The effect of Aβ oligomers on the rate of tetraphenyl borate translocation. (A) The currents induced by tetraphenyl borate in a PC/PS bilayer as a response to voltage pulses of +300 mV. The tetraphenyl borate concentration was 10⁻⁶ M on both sides of the membrane in 10 mM KCl. Solid, control; dashed, 4 μM Aβ oligomers; dotted, 16 μM Aβ oligomers. (B) The translocation rate of tetraphenyl borate ions deduced from the time constants as a function of Aβ oligomer concentration.

Figure 6.

Amyloids act on mammalian RBL cells in almost exactly the same fashion in which they act on lipid bilayers. Three current voltage curves are shown. A control trace was taken before the addition of Aβ oligomers. The second trace, taken after addition of Aβ oligomers to a concentration of 12 μM, shows a current–voltage curve nearly identical in shape to those obtained after addition of Aβ oligomers to solutions bathing planar lipid bilayers.

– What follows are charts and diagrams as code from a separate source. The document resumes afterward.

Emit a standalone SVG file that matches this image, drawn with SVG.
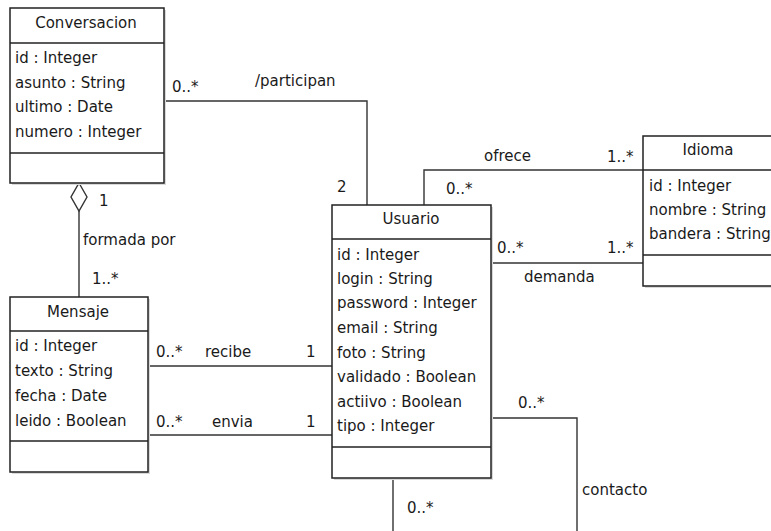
<svg xmlns="http://www.w3.org/2000/svg" width="771" height="531" viewBox="0 0 771 531">
<style>
text{font-family:"DejaVu Sans","Liberation Sans",sans-serif;font-size:15px;fill:#1a1a1a}
.box{fill:#fff;stroke:#222;stroke-width:1.5}
.sh{fill:#d9d9d9}
.sep{stroke:#222;stroke-width:1.5}
.c{fill:none;stroke:#333;stroke-width:1.4}
.h{text-anchor:middle}
</style>
<rect width="771" height="531" fill="#fff"/>
<g id="connectors">
<polyline class="c" points="164,101 367,101 367,205"/>
<polyline class="c" points="424,205 424,170 643,170"/>
<line class="c" x1="491" y1="263" x2="643" y2="263"/>
<polygon class="c" fill="#fff" points="79,183 87,197 79,211 71,197"/>
<line class="c" x1="79" y1="211" x2="79" y2="297"/>
<line class="c" x1="148" y1="366" x2="332" y2="366"/>
<line class="c" x1="148" y1="435" x2="332" y2="435"/>
<polyline class="c" points="491,418 577,418 577,540"/>
<line class="c" x1="393" y1="478" x2="393" y2="540"/>
<text x="172" y="92">0..*</text>
<text x="255" y="86">/participan</text>
<text x="337" y="192">2</text>
<text x="484" y="161">ofrece</text>
<text x="607" y="162">1..*</text>
<text x="446" y="194">0..*</text>
<text x="497" y="253">0..*</text>
<text x="607" y="253">1..*</text>
<text x="524" y="282">demanda</text>
<text x="99" y="206">1</text>
<text x="83" y="245">formada por</text>
<text x="92" y="284">1..*</text>
<text x="156" y="357">0..*</text>
<text x="205" y="357">recibe</text>
<text x="306" y="357">1</text>
<text x="156" y="427">0..*</text>
<text x="212" y="427">envia</text>
<text x="306" y="427">1</text>
<text x="518" y="408">0..*</text>
<text x="582" y="495">contacto</text>
<text x="407" y="513">0..*</text>
</g>
<g id="Conversacion">
<rect class="sh" x="12" y="10" width="154" height="175"/>
<rect class="box" x="10" y="8" width="154" height="175"/>
<line class="sep" x1="10" y1="43" x2="164" y2="43"/>
<line class="sep" x1="10" y1="153" x2="164" y2="153"/>
<text class="h" x="86" y="28">Conversacion</text>
<text x="15" y="63">id : Integer</text>
<text x="15" y="88">asunto : String</text>
<text x="15" y="112">ultimo : Date</text>
<text x="15" y="137">numero : Integer</text>
</g>
<g id="Mensaje">
<rect class="sh" x="12" y="299" width="138" height="175"/>
<rect class="box" x="10" y="297" width="138" height="175"/>
<line class="sep" x1="10" y1="331" x2="148" y2="331"/>
<line class="sep" x1="10" y1="441" x2="148" y2="441"/>
<text class="h" x="78" y="317">Mensaje</text>
<text x="15" y="351">id : Integer</text>
<text x="15" y="376">texto : String</text>
<text x="15" y="401">fecha : Date</text>
<text x="15" y="426">leido : Boolean</text>
</g>
<g id="Usuario">
<rect class="sh" x="334" y="207" width="159" height="273"/>
<rect class="box" x="332" y="205" width="159" height="273"/>
<line class="sep" x1="332" y1="239" x2="491" y2="239"/>
<line class="sep" x1="332" y1="447" x2="491" y2="447"/>
<text class="h" x="411" y="224">Usuario</text>
<text x="337" y="260">id : Integer</text>
<text x="337" y="284">login : String</text>
<text x="337" y="308">password : Integer</text>
<text x="337" y="333">email : String</text>
<text x="337" y="358">foto : String</text>
<text x="337" y="382">validado : Boolean</text>
<text x="337" y="407">actiivo : Boolean</text>
<text x="337" y="431">tipo : Integer</text>
</g>
<g id="Idioma">
<rect class="sh" x="645" y="138" width="137" height="150"/>
<rect class="box" x="643" y="136" width="137" height="150"/>
<line class="sep" x1="643" y1="170" x2="780" y2="170"/>
<line class="sep" x1="643" y1="255" x2="780" y2="255"/>
<text class="h" x="708" y="155">Idioma</text>
<text x="649" y="191">id : Integer</text>
<text x="649" y="215">nombre : String</text>
<text x="649" y="239">bandera : String</text>
</g>
</svg>
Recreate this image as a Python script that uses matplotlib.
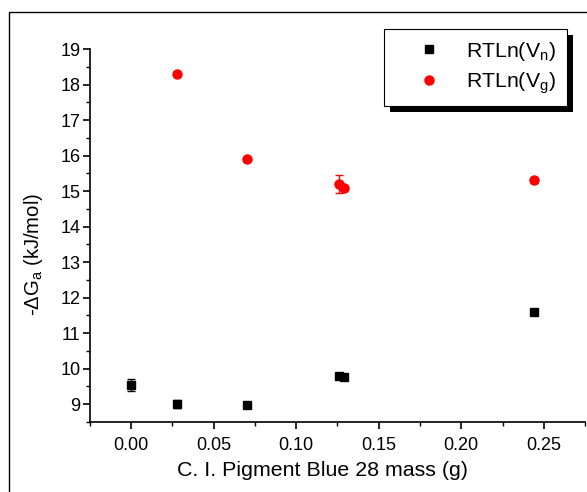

A final trace was taken after washout.

Figure 7.

(A) Current recorded in patch-clamped RBL cells during wash in and wash out of 12 mM Aβ oligomers. (B) Increase of bilayer conductivity after addition of 4 μM Aβ oligomers to the cis compartment and its decrease after the perfusion of this compartment with Aβ oligomer-free solution. The break in the record is due to high noise of bilayer current during the perfusion. The current was measured at 150 mV. The bath solution was 10 mM KCl, bilayer composition was PC/PE (1/1, molar).

Figure 8.

Immunological specificity of the Aβ oligomer–induced conductance. The filled circles show the current increase of a lipid bilayer clamped at 150 mV after the addition of Aβ oligomers to a concentration of 0.25 μM. In this case there was only a single addition. The open circles show the effect of addition of 0.25 μM Aβ oligomers preincubated with an excess (4:1 antibody molar ratio to Aβ) of antibody. Subsequent additions (arrows) of Aβ and antibody in the same ratio raise the aqueous concentration first to 0.5 μM and then to 1.0 μM. This result demonstrates the same immunospecificity of the Aβ oligomer–induced conductance seen when antibody is added after the establishment of an elevated conductance by the addition of oligomer (Kayed et al., 2004).

Figure 9.

Effect of charge and cholesterol on the amyloid-induced conductance. Currents measured at a voltage of 150 mV in bilayers of different lipid compositions versus Aβ oligomer concentration in 10 mM KCl.

Figure 10.

Effect of lipid composition on the Aβ oligomer–induced conductance measured in symmetric and asymmetric bilayers. The top panel shows the effect of Aβ oligomers additions to the cis and trans sides of bilayers formed with pure PS and PC. Note that both cis and trans addition produced approximately the same increase in conductance. Scales of the left and right figures differ. The bottom panel shows the effect of Aβ oligomers on asymmetric bilayers with one leaflet containing PC and another PS. Note that addition of Aβ to the PC side of bilayer produced a much greater effect.

Figure 11.

The effect of decane on the conductance and capacitance increase induced by Aβ oligomers. Time course of both current (open circles) and capacitance (closed circles) with successive additions of Aβ followed by the addition of a suspension containing decane. The current was measured at +150 mV. Bilayer composition: PC/ PE = 1/1 (molar). Bath solution 10 mM KCl.

Figure 12.

Aβ oligomers are ineffective in sphingomyelin bilayers. A series of dose–response curves for Aβ oligomers in membranes ranging from pure PC to pure SM. Currents were measured at 150 mV in 10 mM KCl.